The sale and distribution of obscene materials had been prohibited prior to Comstock in most American states since the early 19th century, and by federal law since 1873. Federal anti-obscenity laws are currently still in effect and enforced, though the definition of obscenity has changed much (now expressed in the Miller Test) and extensive debates on what is obscene continue.
In 1915, architect William Sanger was charged under the New York law against disseminating contraceptive information. In 1918, his wife Margaret Sanger was similarly charged. On appeal, her conviction was reversed on the grounds that contraceptive devices could legally be promoted for the cure and prevention of disease.

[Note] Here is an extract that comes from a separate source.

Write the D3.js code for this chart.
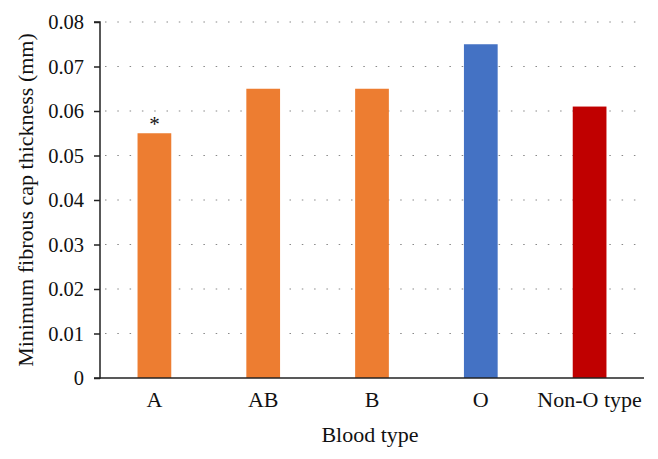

The prohibition of devices advertised for the explicit purpose of birth control was not overturned for another eighteen years. During World War I, U.S. Servicemen were the only members of the Allied forces sent overseas without condoms which led to more widespread STDs among U.S. troops. In 1932, Sanger arranged for a shipment of diaphragms to be mailed from Japan to a sympathetic doctor in New York City. When U.S. customs confiscated the package as illegal contraceptive devices, Sanger helped file a lawsuit. In 1936, a federal appeals court ruled in United States v. One Package of Japanese Pessaries that the federal government could not interfere with doctors providing contraception to their patients.
In 1965, the U.S. Supreme Court case Griswold v. Connecticut struck down one of the remaining contraception Comstock laws in Connecticut and Massachusetts. However, Griswold only applied to marital relationships. Eisenstadt v. Baird (1972) extended its holding to unmarried persons as well.